2.3.2.6 Penyimpanan Aspal Emulsi
Untuk penyimpanan aspal emulsi dengan jangka waktu yang cukup lama,
aspal emulsi yang tersimpan di dalam drum sebaiknya dibalik sesekali untuk
menghomogenkan kembali butiran aspal emulsi ataupun dapat juga dengan
melakukan pengadukan.
Aspal emulsi dalam penyimpanan dapat dikatakan stabil bila tidak ada
indikasi pengendapan. Pengendapan terjadi karena aspal emulsi memiliki
kepadatan yang sedikit lebih besar dari air.
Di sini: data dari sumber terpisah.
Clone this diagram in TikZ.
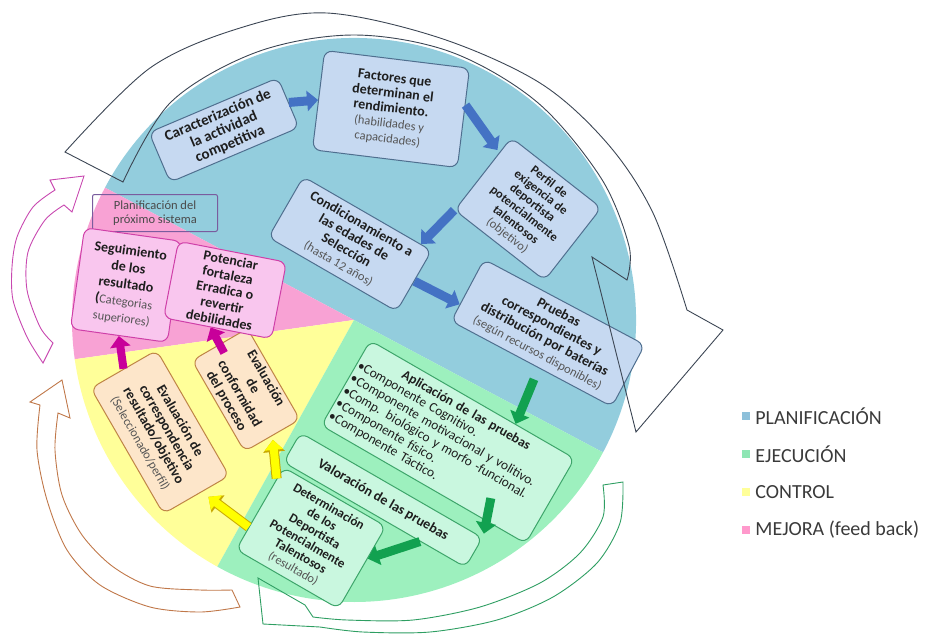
\documentclass[tikz,border=0pt]{standalone}
\usepackage{fontspec}
\setmainfont{Carlito}
\usetikzlibrary{arrows.meta, positioning, calc}
\definecolor{sectorPlan}{HTML}{93CDDD}
\definecolor{sectorEjec}{HTML}{9DF0BE}
\definecolor{sectorCtrl}{HTML}{FFFF99}
\definecolor{sectorMejora}{HTML}{F8A2D4}
\definecolor{cajaPlan}{HTML}{C6D9F1}
\definecolor{bordePlan}{HTML}{4F6F8F}
\definecolor{cajaEjec}{HTML}{C9F7DF}
\definecolor{bordeEjec}{HTML}{3DA56A}
\definecolor{cajaCtrl}{HTML}{FDE6CA}
\definecolor{bordeCtrl}{HTML}{BF8446}
\definecolor{cajaMejora}{HTML}{F9C6EE}
\definecolor{bordeMejora}{HTML}{CF3FA8}
\definecolor{flechaAzul}{HTML}{4472C4}
\definecolor{flechaVerde}{HTML}{12A150}
\definecolor{flechaAmarilla}{HTML}{FFFF00}
\definecolor{bordeAmarillo}{HTML}{C8A800}
\definecolor{flechaMagenta}{HTML}{C8009A}
\definecolor{textoCaja}{HTML}{1E1E1E}
\definecolor{textoNota}{HTML}{555555}
\definecolor{textoSistema}{HTML}{4A4A4A}
\definecolor{planSistema}{HTML}{7A5C9E}
\definecolor{arcoGris}{HTML}{3C4654}
\definecolor{arcoMagenta}{HTML}{C848B0}
\definecolor{arcoNaranja}{HTML}{C0784A}
\definecolor{arcoVerde}{HTML}{2E9E62}
\definecolor{legPlan}{HTML}{8DC0DA}
\definecolor{legEjec}{HTML}{8EE6B4}
\definecolor{legCtrl}{HTML}{FFFF99}
\definecolor{legMejora}{HTML}{FF99CC}
\definecolor{textoLeyenda}{HTML}{3A3A3A}

\newcommand{\nota}[1]{{\mdseries\fontsize{12.5}{14.5}\selectfont\color{textoNota}#1}}

\begin{document}
\begin{tikzpicture}[x=1pt, y=-1pt,
    caja/.style={rounded corners=8pt, line width=1pt, inner sep=2pt, align=center,
        text=textoCaja, font=\bfseries\fontsize{14}{15.2}\selectfont},
    plan/.style={caja, draw=bordePlan, fill=cajaPlan},
    ejec/.style={caja, draw=bordeEjec, fill=cajaEjec},
    ctrl/.style={caja, draw=bordeCtrl, fill=cajaCtrl},
    mejora/.style={caja, draw=bordeMejora, fill=cajaMejora},
    sistema/.style={draw=planSistema, line width=1pt, rounded corners=2pt, minimum width=125pt,
        minimum height=37pt, align=center, text=textoSistema, inner sep=1pt,
        font=\fontsize{12.5}{14}\selectfont},
    gorda/.style={line width=9pt, -{Triangle[length=11pt, width=20pt]}},
    azul/.style={gorda, flechaAzul},
    verde/.style={gorda, flechaVerde},
    magenta/.style={gorda, line width=8pt, flechaMagenta},
    amarilla/.style={line width=8pt, flechaAmarilla, -{Triangle[length=10pt, width=18pt]},
        preaction={draw=bordeAmarillo, line width=10pt, -{Triangle[length=12pt, width=21pt]}}},
    arco/.style={line width=0.9pt, line join=miter},
    cuadro/.style={minimum size=8pt, inner sep=0pt},
    leyenda/.style={font=\fontsize{20}{22}\selectfont, text=textoLeyenda, inner sep=0pt}
  ]
  \useasboundingbox (0,0) rectangle (927,635);

  % sectores del ciclo
  \coordinate (centro) at (354,320);
  \fill[sectorPlan] (centro) -- ++(-28:282pt) arc[start angle=-28, end angle=152, radius=282pt] -- cycle;
  \fill[sectorMejora] (centro) -- ++(152:282pt) arc[start angle=152, end angle=188, radius=282pt] -- cycle;
  \fill[sectorCtrl] (centro) -- ++(188:282pt) arc[start angle=188, end angle=241, radius=282pt] -- cycle;
  \fill[sectorEjec] (centro) -- ++(241:282pt) arc[start angle=241, end angle=332, radius=282pt] -- cycle;

  % planificacion
  \node[plan, rotate=23, minimum width=140pt, minimum height=54pt,
    font=\bfseries\fontsize{15}{15.6}\selectfont] (caract) at (224,130)
    {Caracterización de\\la actividad\\competitiva};
  \node[plan, rotate=-7, minimum width=146pt, minimum height=100pt] (factores) at (391,109)
    {Factores que\\determinan el\\rendimiento.\\\nota{(habilidades y}\\\nota{capacidades)}};
  \node[plan, rotate=-38, minimum width=114pt, minimum height=92pt,
    font=\bfseries\fontsize{12.5}{13.6}\selectfont] (perfil) at (528,209)
    {Perfil de\\exigencia de\\deportista\\potencialmente\\talentosos\\\nota{(objetivo)}};
  \node[plan, rotate=-30, minimum width=148pt, minimum height=70pt] (condic) at (350,244)
    {Condicionamiento a\\las edades de\\Selección\\\nota{(hasta 12 años)}};
  \node[plan, rotate=-28, minimum width=182pt, minimum height=70pt] (pruebas) at (548,333)
    {Pruebas\\correspondientes y\\distribución por baterías\\\nota{(según recursos disponibles)}};

  % ejecucion
  \node[ejec, rotate=-30, text width=232pt, align=left, minimum height=98pt,
    font=\bfseries\fontsize{13.5}{14.4}\selectfont] (aplic) at (448,442)
    {{\centering Aplicación de las pruebas\par}\mdseries •Componente Cognitivo.\\•Componente motivacional y volitivo.\\•Comp. biológico y morfo -funcional.\\•Componente físico.\\•Componente Táctico.};
  \node[ejec, rotate=-30, minimum width=210pt, minimum height=34pt] (valor) at (383,500)
    {Valoración de las pruebas};
  \node[ejec, rotate=-30, minimum width=118pt, minimum height=95pt,
    font=\bfseries\fontsize{13}{14.2}\selectfont] (determ) at (311,538)
    {Determinación\\de los\\Deportista\\Potencialmente\\Talentosos\\\nota{(resultado)}};

  % control
  \node[ctrl, rotate=-60, minimum width=145pt, minimum height=76pt] (evalcorr) at (160,432)
    {Evaluación de\\correspondencia\\resultado/objetivo\\\nota{(Seleccionado/perfil)}};
  \node[ctrl, rotate=-60, minimum width=105pt, minimum height=64pt] (evalconf) at (246,390)
    {Evaluación\\de\\conformidad\\del proceso};

  % mejora
  \node[sistema] (planif) at (155,213) {Planificación del\\próximo sistema};
  \node[mejora, rotate=-8, minimum width=98pt, minimum height=102pt,
    font=\bfseries\fontsize{14}{17}\selectfont] (seguim) at (126,285)
    {Seguimiento\\de los\\resultado\\(\nota{Categorias}\\\nota{superiores)}};
  \node[mejora, rotate=-11, minimum width=110pt, minimum height=78pt] (potenc) at (225,290)
    {Potenciar\\fortaleza\\Erradica o\\revertir\\debilidades};

  % flechas entre etapas
  \draw[azul] (caract.east) -- (factores.west);
  \draw[azul, shorten >=3pt] (factores.10) -- (perfil.155);
  \draw[azul] (perfil.south west) -- (condic.30);
  \draw[azul] (condic.east) -- (pruebas.190);
  \draw[verde, shorten <=12pt] (pruebas.-77) -- (aplic.45);
  \draw[verde, shorten >=4pt] ($(aplic.center)!0.55!(aplic.south east)$) -- (valor.north east);
  \draw[verde] ($(valor.south)!0.5!(valor.south east)$) -- (determ.10);
  \draw[amarilla, shorten >=8pt] (determ.200) -- (evalcorr.5);
  \draw[amarilla, shorten >=4pt] (determ.150) -- (evalconf.east);
  \draw[magenta] (evalcorr.west) -- (seguim.south);
  \draw[magenta, shorten <=-10pt] (evalconf.west) -- (potenc.-100);

  % flechas circulares del ciclo
  \draw[arco, draw=arcoGris] plot[smooth, tension=0.55] coordinates {(65,152) (150,68) (240,28) (327,13) (440,38) (540,83) (607,143) (653,213) (687,310)}
    -- (723,330) -- (636,432) -- (592,257) -- (627,280)
    -- plot[smooth, tension=0.55] coordinates {(627,280) (629,246) (601,178) (537,102) (451,52) (354,35) (257,52) (171,102) (123,182)} -- cycle;
  \draw[arco, draw=arcoMagenta] plot[smooth] coordinates {(43,363) (27,337) (13,300) (12,267) (17,237) (33,207) (55,190)}
    -- (50,180) -- (84,176) -- (72,212) -- (64,205)
    -- plot[smooth] coordinates {(64,205) (45,220) (28,252) (27,290) (40,327) (53,343)} -- cycle;
  \draw[arco, draw=arcoNaranja] plot[smooth] coordinates {(240,607) (200,612) (150,607) (100,585) (67,550) (47,500) (37,450) (40,405)}
    -- (30,402) -- (62,380) -- (70,418) -- (58,413)
    -- plot[smooth] coordinates {(58,413) (55,450) (62,495) (82,535) (112,566) (150,586) (200,590) (232,590)} -- cycle;
  \draw[arco, draw=arcoVerde] plot[smooth] coordinates {(623,482) (620,523) (597,563) (553,597) (497,620) (430,632) (363,632) (320,627)}
    -- (263,624) -- (258,578) -- (305,605) -- (313,617)
    -- plot[smooth] coordinates {(313,617) (347,620) (413,620) (480,607) (540,583) (580,553) (603,517) (603,485)} -- cycle;

  % leyenda
  \node[cuadro, fill=legPlan] (cPlan) at (746,416) {};
  \node[leyenda, right=5pt of cPlan] (tPlan) {PLANIFICACIÓN};
  \node[cuadro, fill=legEjec] (cEjec) at (746,454) {};
  \node[leyenda, right=5pt of cEjec] (tEjec) {EJECUCIÓN};
  \node[cuadro, fill=legCtrl] (cCtrl) at (746,492) {};
  \node[leyenda, right=5pt of cCtrl] (tCtrl) {CONTROL};
  \node[cuadro, fill=legMejora] (cMejora) at (746,530) {};
  \node[leyenda, right=5pt of cMejora] (tMejora) {MEJORA (feed back)};
\end{tikzpicture}
\end{document}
Akibat adanya gravitasi, butiran aspal terutama dengan ukuran yang lebih
besar akan cenderung tertarik ke bawah. Tipe emulsi yang slow setting bisa tetap
23
stabil dalam jangka waktu 3-6 bulan, bila tidak ada penguapan air, tidak ada
kontaminasi elektrolit, dan bahan pengemulsi tidak mengalami
perubahan/pengurangan stabilitas. Stabilitas aspal emulsi masih dikatakan
memuaskan apabila sedimentasi yang terjadi masih bisa dihomogenkan lagi
dengan pengadukan (Muliawan, 2011).
2.3.2.7 Penggunaan Aspal Emulsi
Penggunaan aspal emulsi untuk berbagai kebutuhan dalam konstruksi
perkerasan jalan biasanya disesuaikan dengan jenisnya. Misalnya untuk
penggunaan jenis aspal emulsi yang slow setting digunakan untuk pembuatan
campuran dengan gradasi rapat dan untuk jenis aspal emulsi yang medium setting
digunakan untuk pembuatan campuran dengan gradasi terbuka.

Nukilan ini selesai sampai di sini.